2023年08月22日 | ⇒ニュース走査

   ようやく承認されることになった。メディア各社の報道によると、早期アルツハイマー病の新薬として期待されている「LEQEMBI(レカネマブ)」がきのう21日に厚労省専門部会で承認が了承された。日本のエーザイが主導し、アメリカの医薬品バイオジェンと共同開発した。冒頭に「ようやく」と述べたのも、アメリカでは食品医薬品局(FDA)がことし1月により早く治療を提供する「迅速承認」という措置で承認し、7月6日に正式承認を行っている。

   アルツハイマー病は、脳内に異常なタンパク質「アミロイドβ 」が蓄積することで神経細胞が傷つき、記憶力や判断力などが低下するとされる。これまでの治療薬は症状の一時的な改善を促すものだが、レカネマブは脳内のアミロイドβ そのものを除去することで病気の進行を長期的に遅らせる。臨床試験でこの新薬を投与したグループと偽薬のグループを比較し、レカネマブのグループでは記憶や判断力などの症状の悪化が27%抑制された。両社は日米欧、中国、韓国などで承認申請を行っている(エーザイ公式サイト)。

   これがアルツハイマー病の画期的な治療薬になるとすれば、問題は治療費だ。2週間に1回、体重に応じた点滴を施すことになる。アメリカでの価格は、体重75㌔の患者に換算して1人当たり年間2万6500㌦ と設定している(同)。きょうの為替相場は1㌦146円なので、ざっと387万円だ。今回の日本での承認の了承によって、年内にも保険適用の対象となる可能性があると報じられている。仮に年間1万人が利用するとして、年間387億円となる。高額医療の患者負担の割合をどのように設定するのか、議論になるだろう。アメリカでは高齢者向け公的医療保険「メディケア」は保険適用の対象とし、患者負担を2割程度に抑えている(7月7日・東京新聞Web版)。

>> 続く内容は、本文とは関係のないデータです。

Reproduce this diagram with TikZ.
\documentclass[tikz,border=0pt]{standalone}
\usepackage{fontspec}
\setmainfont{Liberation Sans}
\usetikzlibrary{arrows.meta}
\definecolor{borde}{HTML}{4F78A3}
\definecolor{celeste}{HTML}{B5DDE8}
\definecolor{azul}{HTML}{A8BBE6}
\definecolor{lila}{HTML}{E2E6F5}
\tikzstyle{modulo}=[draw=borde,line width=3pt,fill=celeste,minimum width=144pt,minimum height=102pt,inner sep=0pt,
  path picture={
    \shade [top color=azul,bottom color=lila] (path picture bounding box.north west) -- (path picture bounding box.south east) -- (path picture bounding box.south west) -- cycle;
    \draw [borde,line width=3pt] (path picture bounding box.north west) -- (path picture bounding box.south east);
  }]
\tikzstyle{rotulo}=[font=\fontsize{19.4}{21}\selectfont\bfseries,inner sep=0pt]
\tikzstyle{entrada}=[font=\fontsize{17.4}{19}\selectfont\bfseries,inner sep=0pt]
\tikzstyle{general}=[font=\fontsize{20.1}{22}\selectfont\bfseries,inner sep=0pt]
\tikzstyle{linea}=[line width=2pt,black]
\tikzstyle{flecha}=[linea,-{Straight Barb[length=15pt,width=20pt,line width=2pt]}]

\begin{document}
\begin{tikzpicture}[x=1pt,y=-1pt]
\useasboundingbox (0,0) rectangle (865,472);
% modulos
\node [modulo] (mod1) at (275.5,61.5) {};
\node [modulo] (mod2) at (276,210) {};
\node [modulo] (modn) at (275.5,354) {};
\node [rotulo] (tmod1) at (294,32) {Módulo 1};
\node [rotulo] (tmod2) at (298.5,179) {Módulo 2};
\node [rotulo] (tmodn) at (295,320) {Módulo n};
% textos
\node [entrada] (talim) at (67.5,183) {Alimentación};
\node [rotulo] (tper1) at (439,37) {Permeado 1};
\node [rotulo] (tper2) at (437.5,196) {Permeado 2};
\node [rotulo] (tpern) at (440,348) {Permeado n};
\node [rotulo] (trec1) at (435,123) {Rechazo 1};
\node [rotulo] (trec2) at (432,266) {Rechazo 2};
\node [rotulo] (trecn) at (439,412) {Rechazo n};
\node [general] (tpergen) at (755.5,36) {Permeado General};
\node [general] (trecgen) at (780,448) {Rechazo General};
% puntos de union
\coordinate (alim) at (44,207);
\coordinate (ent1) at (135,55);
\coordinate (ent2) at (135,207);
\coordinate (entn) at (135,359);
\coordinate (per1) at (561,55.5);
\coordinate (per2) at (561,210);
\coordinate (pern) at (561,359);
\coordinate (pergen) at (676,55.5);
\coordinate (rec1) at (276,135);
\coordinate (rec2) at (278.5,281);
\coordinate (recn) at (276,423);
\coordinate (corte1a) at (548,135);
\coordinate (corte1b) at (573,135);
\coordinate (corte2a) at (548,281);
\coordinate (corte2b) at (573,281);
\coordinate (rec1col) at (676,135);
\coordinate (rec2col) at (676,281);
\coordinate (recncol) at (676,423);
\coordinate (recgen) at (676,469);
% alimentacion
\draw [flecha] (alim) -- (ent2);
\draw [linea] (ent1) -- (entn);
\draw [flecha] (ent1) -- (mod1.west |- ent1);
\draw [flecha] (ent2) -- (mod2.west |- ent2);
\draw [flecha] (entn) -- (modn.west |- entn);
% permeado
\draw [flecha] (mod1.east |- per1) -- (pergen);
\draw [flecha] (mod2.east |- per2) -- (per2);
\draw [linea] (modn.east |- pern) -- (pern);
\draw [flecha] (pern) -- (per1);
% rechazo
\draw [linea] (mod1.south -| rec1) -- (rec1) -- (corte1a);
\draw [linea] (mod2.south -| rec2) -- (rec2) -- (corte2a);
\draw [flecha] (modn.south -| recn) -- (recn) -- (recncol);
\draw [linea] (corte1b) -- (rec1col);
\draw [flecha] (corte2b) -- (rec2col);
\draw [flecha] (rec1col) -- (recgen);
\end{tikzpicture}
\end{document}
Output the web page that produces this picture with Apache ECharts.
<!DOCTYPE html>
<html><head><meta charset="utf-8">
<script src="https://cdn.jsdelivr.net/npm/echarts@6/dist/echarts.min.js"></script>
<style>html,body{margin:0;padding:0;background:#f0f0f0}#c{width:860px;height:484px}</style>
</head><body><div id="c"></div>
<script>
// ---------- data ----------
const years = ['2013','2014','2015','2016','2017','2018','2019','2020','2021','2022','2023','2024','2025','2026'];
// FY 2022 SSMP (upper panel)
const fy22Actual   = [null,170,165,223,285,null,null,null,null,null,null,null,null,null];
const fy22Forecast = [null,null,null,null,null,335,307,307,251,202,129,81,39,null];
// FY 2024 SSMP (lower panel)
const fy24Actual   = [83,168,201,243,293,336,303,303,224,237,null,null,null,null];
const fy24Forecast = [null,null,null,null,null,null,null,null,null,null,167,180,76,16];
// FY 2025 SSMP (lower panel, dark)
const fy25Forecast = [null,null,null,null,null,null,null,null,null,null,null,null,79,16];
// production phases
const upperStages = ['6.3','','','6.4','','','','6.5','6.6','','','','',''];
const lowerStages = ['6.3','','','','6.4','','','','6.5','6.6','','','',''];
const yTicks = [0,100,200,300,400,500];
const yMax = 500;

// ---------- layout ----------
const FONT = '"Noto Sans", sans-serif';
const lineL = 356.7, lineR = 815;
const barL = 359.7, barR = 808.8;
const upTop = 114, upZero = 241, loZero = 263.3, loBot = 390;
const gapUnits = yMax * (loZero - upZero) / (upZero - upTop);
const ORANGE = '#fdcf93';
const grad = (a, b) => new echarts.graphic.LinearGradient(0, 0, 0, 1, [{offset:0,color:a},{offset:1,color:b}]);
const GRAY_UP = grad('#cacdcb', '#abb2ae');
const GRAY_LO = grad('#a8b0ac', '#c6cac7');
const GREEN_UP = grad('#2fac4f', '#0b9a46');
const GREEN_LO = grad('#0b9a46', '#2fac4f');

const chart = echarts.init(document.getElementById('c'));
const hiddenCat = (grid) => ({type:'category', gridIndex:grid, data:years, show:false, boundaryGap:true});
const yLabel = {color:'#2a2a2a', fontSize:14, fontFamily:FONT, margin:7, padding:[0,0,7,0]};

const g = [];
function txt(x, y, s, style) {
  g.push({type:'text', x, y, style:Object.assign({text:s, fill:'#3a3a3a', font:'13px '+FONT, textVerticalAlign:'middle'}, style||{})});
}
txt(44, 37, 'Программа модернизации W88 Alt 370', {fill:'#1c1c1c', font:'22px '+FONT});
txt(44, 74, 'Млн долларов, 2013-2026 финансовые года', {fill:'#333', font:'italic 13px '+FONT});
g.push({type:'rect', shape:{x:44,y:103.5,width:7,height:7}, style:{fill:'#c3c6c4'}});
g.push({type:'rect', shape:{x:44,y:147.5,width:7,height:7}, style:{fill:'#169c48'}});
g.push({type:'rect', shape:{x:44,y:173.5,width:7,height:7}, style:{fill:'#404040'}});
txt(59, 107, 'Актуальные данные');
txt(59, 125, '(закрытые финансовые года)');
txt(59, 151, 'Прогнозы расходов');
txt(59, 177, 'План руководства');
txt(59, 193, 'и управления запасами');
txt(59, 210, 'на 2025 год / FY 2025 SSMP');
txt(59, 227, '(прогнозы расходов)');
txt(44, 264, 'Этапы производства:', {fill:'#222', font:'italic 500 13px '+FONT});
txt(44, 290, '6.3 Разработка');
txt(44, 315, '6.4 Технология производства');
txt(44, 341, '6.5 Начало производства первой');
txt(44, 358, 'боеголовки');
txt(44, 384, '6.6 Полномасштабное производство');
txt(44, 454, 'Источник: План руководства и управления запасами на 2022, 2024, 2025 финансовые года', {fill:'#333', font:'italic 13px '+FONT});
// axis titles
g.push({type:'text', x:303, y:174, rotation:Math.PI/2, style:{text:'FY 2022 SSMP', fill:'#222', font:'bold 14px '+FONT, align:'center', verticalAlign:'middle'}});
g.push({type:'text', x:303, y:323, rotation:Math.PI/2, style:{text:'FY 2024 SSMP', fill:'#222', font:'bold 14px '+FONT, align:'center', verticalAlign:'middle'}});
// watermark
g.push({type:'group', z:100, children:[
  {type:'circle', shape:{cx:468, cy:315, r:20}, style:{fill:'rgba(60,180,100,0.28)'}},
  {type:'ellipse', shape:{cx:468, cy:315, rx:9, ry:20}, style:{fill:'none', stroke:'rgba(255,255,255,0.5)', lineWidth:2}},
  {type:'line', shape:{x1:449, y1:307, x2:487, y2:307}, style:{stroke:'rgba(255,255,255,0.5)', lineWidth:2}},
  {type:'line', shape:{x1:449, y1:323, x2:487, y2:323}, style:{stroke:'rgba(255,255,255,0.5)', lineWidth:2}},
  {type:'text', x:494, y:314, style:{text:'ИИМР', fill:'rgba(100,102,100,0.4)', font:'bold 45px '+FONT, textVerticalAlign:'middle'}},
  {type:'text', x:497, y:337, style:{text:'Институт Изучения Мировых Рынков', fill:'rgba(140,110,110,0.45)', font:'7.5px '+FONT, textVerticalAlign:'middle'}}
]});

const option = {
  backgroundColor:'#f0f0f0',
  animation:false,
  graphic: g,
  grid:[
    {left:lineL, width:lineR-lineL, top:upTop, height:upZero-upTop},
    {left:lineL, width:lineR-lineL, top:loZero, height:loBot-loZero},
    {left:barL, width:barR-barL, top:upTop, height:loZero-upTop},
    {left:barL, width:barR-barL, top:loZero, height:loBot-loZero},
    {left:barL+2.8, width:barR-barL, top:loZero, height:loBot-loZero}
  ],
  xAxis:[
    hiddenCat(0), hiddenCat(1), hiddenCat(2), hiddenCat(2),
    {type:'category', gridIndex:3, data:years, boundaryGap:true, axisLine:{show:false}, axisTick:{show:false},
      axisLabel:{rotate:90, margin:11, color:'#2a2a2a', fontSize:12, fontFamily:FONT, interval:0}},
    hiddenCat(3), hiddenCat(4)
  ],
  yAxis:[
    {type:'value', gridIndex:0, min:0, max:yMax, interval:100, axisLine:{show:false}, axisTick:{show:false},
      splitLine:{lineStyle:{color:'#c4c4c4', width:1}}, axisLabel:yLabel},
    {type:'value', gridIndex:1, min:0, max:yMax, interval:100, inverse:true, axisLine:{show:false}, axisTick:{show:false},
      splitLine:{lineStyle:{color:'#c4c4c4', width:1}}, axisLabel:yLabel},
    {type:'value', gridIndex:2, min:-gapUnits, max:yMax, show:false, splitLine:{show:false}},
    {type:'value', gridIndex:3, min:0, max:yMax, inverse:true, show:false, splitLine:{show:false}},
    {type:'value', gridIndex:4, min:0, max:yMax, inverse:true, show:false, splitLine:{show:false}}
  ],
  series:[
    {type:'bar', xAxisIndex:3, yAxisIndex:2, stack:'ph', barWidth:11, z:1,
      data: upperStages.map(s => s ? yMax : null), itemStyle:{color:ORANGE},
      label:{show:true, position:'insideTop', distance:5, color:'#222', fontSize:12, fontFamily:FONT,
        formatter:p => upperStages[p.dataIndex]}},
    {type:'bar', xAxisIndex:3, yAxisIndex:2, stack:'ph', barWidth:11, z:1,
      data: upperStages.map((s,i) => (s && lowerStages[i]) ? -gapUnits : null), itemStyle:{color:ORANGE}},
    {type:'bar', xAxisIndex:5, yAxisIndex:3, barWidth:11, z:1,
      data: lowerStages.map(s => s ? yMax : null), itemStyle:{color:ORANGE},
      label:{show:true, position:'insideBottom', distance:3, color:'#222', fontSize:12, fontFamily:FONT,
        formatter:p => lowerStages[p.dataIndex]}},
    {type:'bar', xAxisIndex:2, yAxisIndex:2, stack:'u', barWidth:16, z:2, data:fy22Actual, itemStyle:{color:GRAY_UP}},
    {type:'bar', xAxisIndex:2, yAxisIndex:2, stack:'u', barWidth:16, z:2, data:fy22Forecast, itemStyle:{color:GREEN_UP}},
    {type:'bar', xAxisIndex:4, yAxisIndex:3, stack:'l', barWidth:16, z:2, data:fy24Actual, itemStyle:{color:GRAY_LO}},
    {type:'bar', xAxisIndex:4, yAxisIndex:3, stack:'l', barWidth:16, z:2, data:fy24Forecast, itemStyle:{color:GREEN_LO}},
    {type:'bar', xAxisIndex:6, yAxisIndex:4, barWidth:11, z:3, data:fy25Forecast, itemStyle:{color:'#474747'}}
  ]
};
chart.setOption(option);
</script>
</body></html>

   さらに検査体制だ。投薬の対象者は日常生活に支障がない「軽度」のアルツハイマー病患者が想定されている。軽度かどうかは、アミロイドβ の蓄積量を調べる検査が必要となる。2通りあり、一つはアミロイドPET(陽電子放射断層撮影)での測定と、二つめが脳脊髄液を採取して測る。いずれも保険適用外である。レカネマブの承認と同時に検査体制の充実もキーポイントになってくるだろう。   

   国内のアルツハイマー型認知症の医療や介護に要するコストは、家族による無償の介護を金額に換算した額を含めると、最大で年間12兆6000億円を超えるとの推計値の報告がある(2021年3月・「Journal of Alzheimer's Disease」国際医療福祉大学医学部公衆衛生学の池田俊也氏らの研究)。今回のレカネマブの承認が、超高齢化社会といわれる日本で、患者の生活の質を向上させ、家族の負担を減らす「妙薬」となってほしいと願う。